## Problem description
Quote the data exactly, first line to the line containing "80, 82, 84, 86, 88, 90, 92, 94, 96, 98, 100];", with no pictures.

● ● ● ● ● ● ●

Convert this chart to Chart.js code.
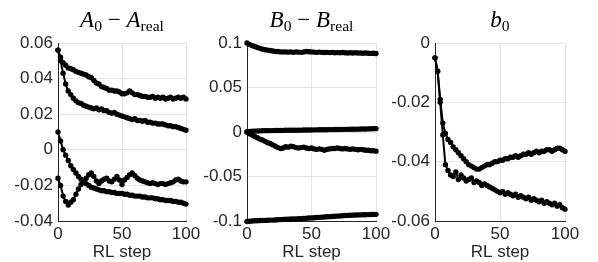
<!DOCTYPE html>
<html>
<head>
<meta charset="utf-8">
<script src="https://cdn.jsdelivr.net/npm/chart.js@4.4.1/dist/chart.umd.min.js"></script>
<style>
  html, body { margin: 0; padding: 0; background: #fff; }
  #wrap { position: relative; width: 598px; height: 262px; overflow: hidden; }
  canvas { position: absolute; top: 0; }
  .title {
    position: absolute; top: 7px; text-align: center;
    font-family: "Liberation Serif", "DejaVu Serif", serif; font-size: 23px; color: #000;
    white-space: nowrap;
  }
  .title sub { font-size: 68%; font-style: normal; vertical-align: -0.28em; line-height: 0; }
</style>
</head>
<body>
<div id="wrap">
  <canvas id="cA" width="200" height="262" style="left:0px;width:200px;height:262px"></canvas>
  <canvas id="cB" width="190" height="262" style="left:200px;width:190px;height:262px"></canvas>
  <canvas id="cC" width="208" height="262" style="left:390px;width:208px;height:262px"></canvas>
  <div class="title" style="left:58px;width:128px"><i>A</i><sub>0</sub> &minus; <i>A</i><sub>real</sub></div>
  <div class="title" style="left:247px;width:129px"><i>B</i><sub>0</sub> &minus; <i>B</i><sub>real</sub></div>
  <div class="title" style="left:435px;width:130px"><i>b</i><sub>0</sub></div>
</div>
<script>
// RL steps (sampled every 2 steps)
const steps = [0, 2, 4, 6, 8, 10, 12, 14, 16, 18, 20, 22, 24, 26, 28, 30, 32, 34, 36, 38,
  40, 42, 44, 46, 48, 50, 52, 54, 56, 58, 60, 62, 64, 66, 68, 70, 72, 74, 76, 78,
  80, 82, 84, 86, 88, 90, 92, 94, 96, 98, 100];

// A0 - Areal
const aTop = [0.056, 0.052, 0.049, 0.0475, 0.046, 0.0455, 0.045, 0.044, 0.0435, 0.043,
  0.0425, 0.042, 0.041, 0.0405, 0.039, 0.0375, 0.037, 0.0355, 0.035, 0.0345,
  0.0335, 0.0335, 0.033, 0.033, 0.0325, 0.0315, 0.0315, 0.032, 0.033, 0.032,
  0.031, 0.031, 0.0305, 0.030, 0.030, 0.0295, 0.0295, 0.030, 0.029, 0.0295,
  0.029, 0.0295, 0.0285, 0.029, 0.0295, 0.0285, 0.029, 0.0295, 0.029, 0.0295, 0.0285];
const aMid = [0.056, 0.050, 0.043, 0.037, 0.033, 0.031, 0.029, 0.0275, 0.0265, 0.026,
  0.025, 0.0245, 0.024, 0.0235, 0.023, 0.0235, 0.0225, 0.023, 0.022, 0.022,
  0.021, 0.0205, 0.021, 0.020, 0.0195, 0.019, 0.0185, 0.018, 0.0175, 0.017,
  0.0175, 0.0165, 0.0165, 0.016, 0.0165, 0.0155, 0.0155, 0.015, 0.015, 0.0145,
  0.0145, 0.0145, 0.014, 0.0135, 0.0135, 0.013, 0.013, 0.0125, 0.012, 0.0115, 0.011];
const aLow = [0.010, 0.005, 0.000, -0.003, -0.006, -0.009, -0.011, -0.013, -0.015, -0.0165,
  -0.018, -0.019, -0.020, -0.021, -0.0215, -0.022, -0.0225, -0.023, -0.023, -0.0235,
  -0.0235, -0.024, -0.024, -0.0245, -0.0245, -0.0245, -0.025, -0.025, -0.0255, -0.0255,
  -0.026, -0.026, -0.026, -0.0265, -0.0265, -0.027, -0.027, -0.027, -0.0275, -0.0275,
  -0.028, -0.028, -0.0285, -0.0285, -0.0285, -0.029, -0.029, -0.0295, -0.0295, -0.030, -0.0305];
const aDip = [-0.016, -0.020, -0.026, -0.029, -0.031, -0.0295, -0.028, -0.025, -0.022, -0.0195,
  -0.018, -0.016, -0.014, -0.013, -0.015, -0.0175, -0.019, -0.0175, -0.0165, -0.016,
  -0.0175, -0.018, -0.0165, -0.015, -0.017, -0.0195, -0.017, -0.0155, -0.014, -0.013,
  -0.0145, -0.016, -0.017, -0.0175, -0.018, -0.0185, -0.019, -0.0185, -0.019, -0.0195,
  -0.019, -0.019, -0.0195, -0.019, -0.0185, -0.018, -0.017, -0.0165, -0.0175, -0.018, -0.018];

// B0 - Breal
const bTop = [0.100, 0.0985, 0.097, 0.096, 0.095, 0.094, 0.093, 0.0925, 0.092, 0.0915,
  0.091, 0.0905, 0.0905, 0.090, 0.090, 0.090, 0.0898, 0.090, 0.0895, 0.090,
  0.0898, 0.0895, 0.090, 0.0905, 0.0902, 0.090, 0.0898, 0.0895, 0.0898, 0.0895,
  0.0893, 0.0895, 0.0892, 0.0895, 0.089, 0.0892, 0.089, 0.0893, 0.089, 0.0888,
  0.089, 0.0888, 0.089, 0.0887, 0.0888, 0.0885, 0.0887, 0.0885, 0.0883, 0.0885, 0.0882];
const bZero = [0.000, 0.0005, 0.0008, 0.001, 0.0012, 0.0013, 0.0014, 0.0015, 0.0015, 0.0016,
  0.0016, 0.0017, 0.0017, 0.0018, 0.0018, 0.0019, 0.0019, 0.002, 0.002, 0.002,
  0.0021, 0.0021, 0.0022, 0.0022, 0.0023, 0.0023, 0.0024, 0.0024, 0.0025, 0.0025,
  0.0026, 0.0026, 0.0027, 0.0027, 0.0028, 0.0028, 0.0029, 0.0029, 0.003, 0.003,
  0.0031, 0.0031, 0.0032, 0.0032, 0.0033, 0.0034, 0.0034, 0.0035, 0.0036, 0.0037, 0.0038];
const bMid = [0.000, -0.002, -0.0035, -0.005, -0.0065, -0.008, -0.009, -0.0105, -0.012, -0.013,
  -0.0145, -0.016, -0.0175, -0.0185, -0.018, -0.0165, -0.017, -0.016, -0.0165, -0.0175,
  -0.018, -0.0175, -0.017, -0.018, -0.0185, -0.018, -0.019, -0.0195, -0.019, -0.0195,
  -0.0205, -0.0195, -0.019, -0.0185, -0.0185, -0.018, -0.0185, -0.019, -0.0185, -0.019,
  -0.0195, -0.019, -0.0195, -0.020, -0.0195, -0.020, -0.0205, -0.0205, -0.021, -0.021, -0.0215];
const bLow = [-0.1005, -0.1003, -0.100, -0.0998, -0.0997, -0.0995, -0.0995, -0.0993, -0.0992, -0.099,
  -0.099, -0.0988, -0.0986, -0.0984, -0.0982, -0.098, -0.0979, -0.0978, -0.0977, -0.0976,
  -0.0975, -0.0973, -0.0971, -0.0969, -0.0967, -0.0965, -0.0963, -0.0961, -0.0959, -0.0957,
  -0.0955, -0.0953, -0.0951, -0.0949, -0.0947, -0.0945, -0.0943, -0.0941, -0.0939, -0.0937,
  -0.0935, -0.0934, -0.0933, -0.0932, -0.0931, -0.093, -0.0929, -0.0928, -0.0927, -0.0926, -0.0925];

// b0
const b0Low = [-0.005, -0.0095, -0.020, -0.031, -0.041, -0.043, -0.0445, -0.045, -0.0435, -0.046,
  -0.0445, -0.0455, -0.0465, -0.046, -0.0455, -0.047, -0.0465, -0.047, -0.048, -0.0475,
  -0.048, -0.0485, -0.049, -0.0495, -0.050, -0.0505, -0.050, -0.051, -0.0505, -0.051,
  -0.0515, -0.051, -0.052, -0.0515, -0.052, -0.0525, -0.052, -0.053, -0.0525, -0.053,
  -0.0535, -0.053, -0.054, -0.0535, -0.054, -0.0545, -0.054, -0.055, -0.0545, -0.0555, -0.056];
const b0High = [-0.005, -0.0095, -0.019, -0.027, -0.0305, -0.0325, -0.0335, -0.035, -0.036, -0.037,
  -0.038, -0.039, -0.040, -0.041, -0.0415, -0.042, -0.0425, -0.0425, -0.042, -0.0415,
  -0.041, -0.041, -0.0405, -0.040, -0.040, -0.0395, -0.0395, -0.039, -0.039, -0.0385,
  -0.0385, -0.038, -0.0385, -0.038, -0.0375, -0.0375, -0.037, -0.0375, -0.037, -0.0365,
  -0.037, -0.0365, -0.0365, -0.036, -0.036, -0.0365, -0.036, -0.0355, -0.0355, -0.036, -0.0365];

const xTicks = [0, 50, 100];
const tickFont = { family: '"Liberation Sans", Arial, sans-serif', size: 17 };
const axisColor = '#262626';
const gridColor = '#e3e3e3';

const fmt = (v) => String(Number(v.toFixed(4)));

function series(values) {
  return {
    data: steps.map((s, i) => ({ x: s, y: values[i] })),
    borderColor: '#000',
    borderWidth: 2,
    pointRadius: 2.7,
    pointBackgroundColor: '#000',
    pointBorderWidth: 0,
    pointHoverRadius: 0,
    clip: false,
    tension: 0,
  };
}

function makePanel(id, list, yMin, yMax, yStep, yAxisWidth, padRight) {
  new Chart(document.getElementById(id), {
    type: 'line',
    data: { datasets: list.map(series) },
    options: {
      responsive: false,
      animation: false,
      events: [],
      layout: { padding: { top: 43, right: padRight, left: 0, bottom: 0 } },
      plugins: { legend: { display: false }, tooltip: { enabled: false } },
      scales: {
        x: {
          type: 'linear', min: 0, max: 100,
          afterBuildTicks: (s) => { s.ticks = xTicks.map(v => ({ value: v })); },
          afterFit: (s) => { s.height = 41; s.paddingLeft = 0; s.paddingRight = 0; },
          grid: { color: gridColor, drawTicks: false },
          border: { color: axisColor, width: 1 },
          ticks: { color: axisColor, font: tickFont, padding: 3, maxRotation: 0 },
          title: { display: true, text: 'RL step', color: axisColor, font: tickFont, padding: { top: 0, bottom: -1 } },
        },
        y: {
          min: yMin, max: yMax,
          ticks: { stepSize: yStep, color: axisColor, font: tickFont, padding: 5, callback: fmt },
          afterFit: (s) => { s.width = yAxisWidth; s.paddingTop = 0; s.paddingBottom = 0; },
          grid: { color: gridColor, drawTicks: false },
          border: { color: axisColor, width: 1 },
        },
      },
    },
  });
}

makePanel('cA', [aTop, aMid, aLow, aDip], -0.04, 0.06, 0.02, 58, 14);
makePanel('cB', [bTop, bZero, bMid, bLow], -0.1, 0.1, 0.05, 47, 14);
makePanel('cC', [b0Low, b0High], -0.06, 0, 0.02, 45, 33);
</script>
</body>
</html>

● ● ● ● ● ● ●

## Answer for the task
Convert this chart to Chart.js code.
<!DOCTYPE html>
<html>
<head>
<meta charset="utf-8">
<script src="https://cdn.jsdelivr.net/npm/chart.js@4.4.1/dist/chart.umd.min.js"></script>
<style>
  html, body { margin: 0; padding: 0; background: #fff; }
  #wrap { position: relative; width: 598px; height: 262px; overflow: hidden; }
  canvas { position: absolute; top: 0; }
  .title {
    position: absolute; top: 7px; text-align: center;
    font-family: "Liberation Serif", "DejaVu Serif", serif; font-size: 23px; color: #000;
    white-space: nowrap;
  }
  .title sub { font-size: 68%; font-style: normal; vertical-align: -0.28em; line-height: 0; }
</style>
</head>
<body>
<div id="wrap">
  <canvas id="cA" width="200" height="262" style="left:0px;width:200px;height:262px"></canvas>
  <canvas id="cB" width="190" height="262" style="left:200px;width:190px;height:262px"></canvas>
  <canvas id="cC" width="208" height="262" style="left:390px;width:208px;height:262px"></canvas>
  <div class="title" style="left:58px;width:128px"><i>A</i><sub>0</sub> &minus; <i>A</i><sub>real</sub></div>
  <div class="title" style="left:247px;width:129px"><i>B</i><sub>0</sub> &minus; <i>B</i><sub>real</sub></div>
  <div class="title" style="left:435px;width:130px"><i>b</i><sub>0</sub></div>
</div>
<script>
// RL steps (sampled every 2 steps)
const steps = [0, 2, 4, 6, 8, 10, 12, 14, 16, 18, 20, 22, 24, 26, 28, 30, 32, 34, 36, 38,
  40, 42, 44, 46, 48, 50, 52, 54, 56, 58, 60, 62, 64, 66, 68, 70, 72, 74, 76, 78,
  80, 82, 84, 86, 88, 90, 92, 94, 96, 98, 100];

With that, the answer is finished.